Brief: Write out each line of the listing as it stands, without the images.
— BEGIN Given data —
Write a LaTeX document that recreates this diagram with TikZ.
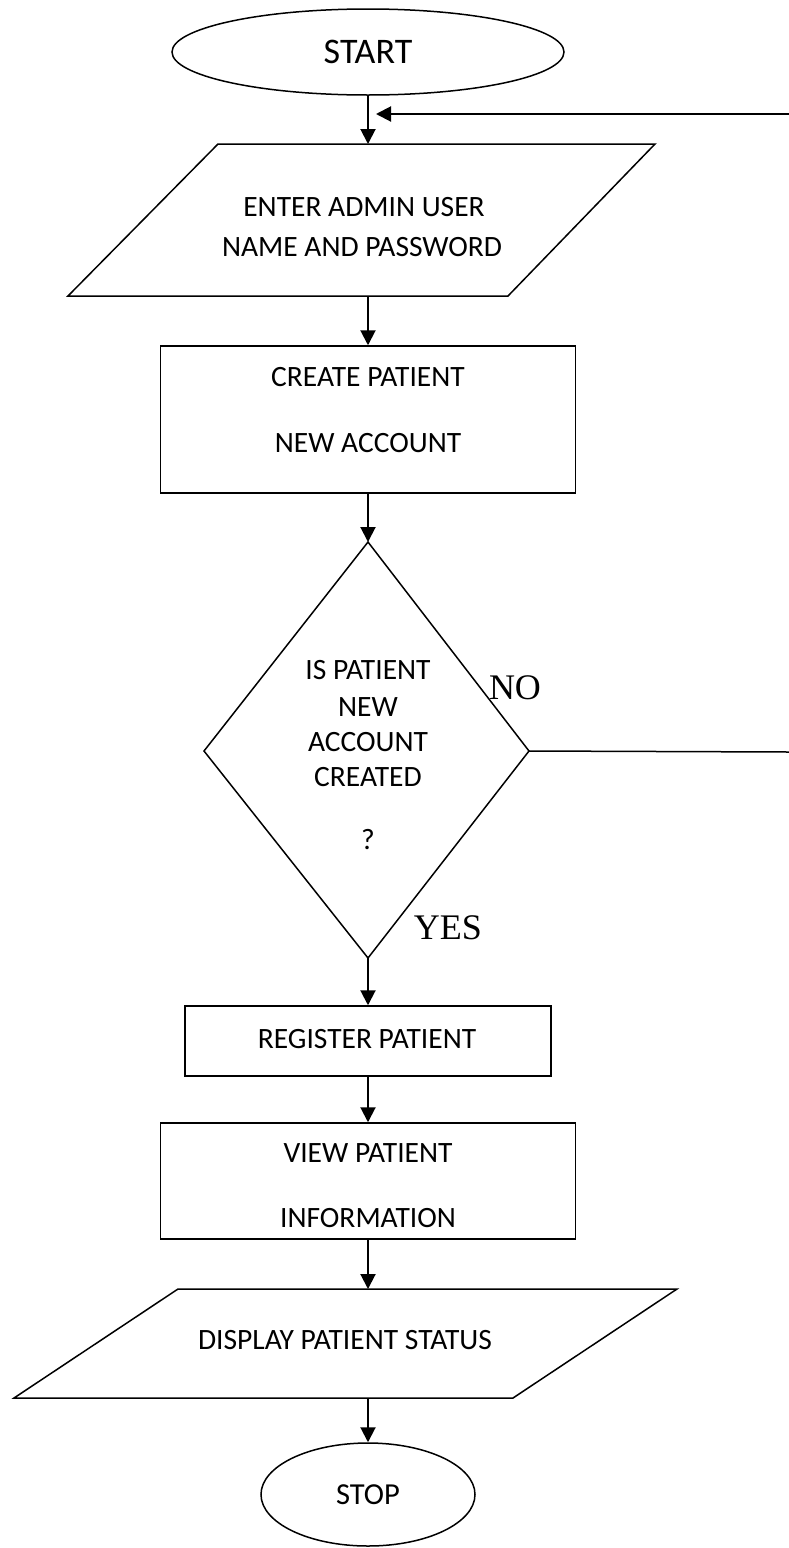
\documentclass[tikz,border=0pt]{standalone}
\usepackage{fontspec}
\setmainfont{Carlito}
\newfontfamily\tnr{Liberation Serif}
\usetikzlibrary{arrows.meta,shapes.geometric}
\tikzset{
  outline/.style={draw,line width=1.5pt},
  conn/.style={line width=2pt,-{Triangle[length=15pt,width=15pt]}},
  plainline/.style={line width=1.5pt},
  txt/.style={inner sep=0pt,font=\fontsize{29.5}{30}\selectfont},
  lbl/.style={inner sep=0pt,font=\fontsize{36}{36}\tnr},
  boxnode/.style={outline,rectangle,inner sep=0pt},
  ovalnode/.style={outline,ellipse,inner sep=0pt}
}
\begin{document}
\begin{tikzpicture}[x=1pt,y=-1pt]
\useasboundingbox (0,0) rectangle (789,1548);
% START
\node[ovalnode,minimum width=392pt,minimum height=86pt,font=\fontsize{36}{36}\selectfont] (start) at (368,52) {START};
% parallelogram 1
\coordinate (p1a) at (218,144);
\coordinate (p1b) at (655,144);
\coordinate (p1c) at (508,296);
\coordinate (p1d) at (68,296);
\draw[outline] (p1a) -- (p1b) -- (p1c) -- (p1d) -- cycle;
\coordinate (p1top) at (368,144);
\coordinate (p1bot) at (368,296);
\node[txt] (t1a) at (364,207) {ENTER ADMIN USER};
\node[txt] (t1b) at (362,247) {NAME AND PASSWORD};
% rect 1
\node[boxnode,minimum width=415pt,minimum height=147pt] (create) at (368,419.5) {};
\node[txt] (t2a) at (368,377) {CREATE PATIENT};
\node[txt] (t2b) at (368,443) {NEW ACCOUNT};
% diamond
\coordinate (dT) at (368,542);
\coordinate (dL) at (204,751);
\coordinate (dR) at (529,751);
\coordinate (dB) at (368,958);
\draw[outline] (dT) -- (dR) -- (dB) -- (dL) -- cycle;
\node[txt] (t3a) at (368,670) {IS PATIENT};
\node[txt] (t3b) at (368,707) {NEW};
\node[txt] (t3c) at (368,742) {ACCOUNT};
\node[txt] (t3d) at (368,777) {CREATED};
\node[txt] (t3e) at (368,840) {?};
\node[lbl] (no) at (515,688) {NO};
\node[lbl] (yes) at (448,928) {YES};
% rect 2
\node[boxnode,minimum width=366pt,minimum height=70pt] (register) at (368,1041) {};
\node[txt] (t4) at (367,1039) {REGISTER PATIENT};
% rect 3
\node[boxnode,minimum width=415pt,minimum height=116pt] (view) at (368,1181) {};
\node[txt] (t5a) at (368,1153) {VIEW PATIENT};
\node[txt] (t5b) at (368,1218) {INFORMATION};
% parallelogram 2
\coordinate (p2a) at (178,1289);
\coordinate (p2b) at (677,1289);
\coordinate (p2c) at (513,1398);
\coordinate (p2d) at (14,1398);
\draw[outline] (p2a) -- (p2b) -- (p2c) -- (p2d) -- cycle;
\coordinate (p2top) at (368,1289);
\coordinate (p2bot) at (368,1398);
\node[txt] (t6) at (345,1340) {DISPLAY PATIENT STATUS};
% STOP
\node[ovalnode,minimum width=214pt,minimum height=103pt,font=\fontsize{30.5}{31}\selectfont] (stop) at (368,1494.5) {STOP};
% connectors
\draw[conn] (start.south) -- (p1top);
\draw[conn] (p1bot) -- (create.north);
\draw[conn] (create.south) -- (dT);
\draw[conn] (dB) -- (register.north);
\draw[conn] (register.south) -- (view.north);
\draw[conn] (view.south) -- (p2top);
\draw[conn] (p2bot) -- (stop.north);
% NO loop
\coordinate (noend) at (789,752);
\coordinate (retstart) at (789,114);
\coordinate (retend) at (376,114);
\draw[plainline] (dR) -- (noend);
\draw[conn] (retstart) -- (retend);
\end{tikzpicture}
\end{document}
— END Given data —
Answer to this exercise:
Write a LaTeX document that recreates this diagram with TikZ.
\documentclass[tikz,border=0pt]{standalone}
\usepackage{fontspec}
\setmainfont{Carlito}
\newfontfamily\tnr{Liberation Serif}
\usetikzlibrary{arrows.meta,shapes.geometric}
\tikzset{
  outline/.style={draw,line width=1.5pt},
  conn/.style={line width=2pt,-{Triangle[length=15pt,width=15pt]}},
  plainline/.style={line width=1.5pt},
  txt/.style={inner sep=0pt,font=\fontsize{29.5}{30}\selectfont},
  lbl/.style={inner sep=0pt,font=\fontsize{36}{36}\tnr},
  boxnode/.style={outline,rectangle,inner sep=0pt},
  ovalnode/.style={outline,ellipse,inner sep=0pt}
}
\begin{document}
\begin{tikzpicture}[x=1pt,y=-1pt]
\useasboundingbox (0,0) rectangle (789,1548);
% START
\node[ovalnode,minimum width=392pt,minimum height=86pt,font=\fontsize{36}{36}\selectfont] (start) at (368,52) {START};
% parallelogram 1
\coordinate (p1a) at (218,144);
\coordinate (p1b) at (655,144);
\coordinate (p1c) at (508,296);
\coordinate (p1d) at (68,296);
\draw[outline] (p1a) -- (p1b) -- (p1c) -- (p1d) -- cycle;
\coordinate (p1top) at (368,144);
\coordinate (p1bot) at (368,296);
\node[txt] (t1a) at (364,207) {ENTER ADMIN USER};
\node[txt] (t1b) at (362,247) {NAME AND PASSWORD};
% rect 1
\node[boxnode,minimum width=415pt,minimum height=147pt] (create) at (368,419.5) {};
\node[txt] (t2a) at (368,377) {CREATE PATIENT};
\node[txt] (t2b) at (368,443) {NEW ACCOUNT};
% diamond
\coordinate (dT) at (368,542);
\coordinate (dL) at (204,751);
\coordinate (dR) at (529,751);
\coordinate (dB) at (368,958);
\draw[outline] (dT) -- (dR) -- (dB) -- (dL) -- cycle;
\node[txt] (t3a) at (368,670) {IS PATIENT};
\node[txt] (t3b) at (368,707) {NEW};
\node[txt] (t3c) at (368,742) {ACCOUNT};
\node[txt] (t3d) at (368,777) {CREATED};
\node[txt] (t3e) at (368,840) {?};
\node[lbl] (no) at (515,688) {NO};
\node[lbl] (yes) at (448,928) {YES};
% rect 2
\node[boxnode,minimum width=366pt,minimum height=70pt] (register) at (368,1041) {};
\node[txt] (t4) at (367,1039) {REGISTER PATIENT};
% rect 3
\node[boxnode,minimum width=415pt,minimum height=116pt] (view) at (368,1181) {};
\node[txt] (t5a) at (368,1153) {VIEW PATIENT};
\node[txt] (t5b) at (368,1218) {INFORMATION};
% parallelogram 2
\coordinate (p2a) at (178,1289);
\coordinate (p2b) at (677,1289);
\coordinate (p2c) at (513,1398);
\coordinate (p2d) at (14,1398);
\draw[outline] (p2a) -- (p2b) -- (p2c) -- (p2d) -- cycle;
\coordinate (p2top) at (368,1289);
\coordinate (p2bot) at (368,1398);
\node[txt] (t6) at (345,1340) {DISPLAY PATIENT STATUS};
% STOP
\node[ovalnode,minimum width=214pt,minimum height=103pt,font=\fontsize{30.5}{31}\selectfont] (stop) at (368,1494.5) {STOP};
% connectors
\draw[conn] (start.south) -- (p1top);
\draw[conn] (p1bot) -- (create.north);
\draw[conn] (create.south) -- (dT);
\draw[conn] (dB) -- (register.north);
\draw[conn] (register.south) -- (view.north);
\draw[conn] (view.south) -- (p2top);
\draw[conn] (p2bot) -- (stop.north);
% NO loop
\coordinate (noend) at (789,752);
\coordinate (retstart) at (789,114);
\coordinate (retend) at (376,114);
\draw[plainline] (dR) -- (noend);
\draw[conn] (retstart) -- (retend);
\end{tikzpicture}
\end{document}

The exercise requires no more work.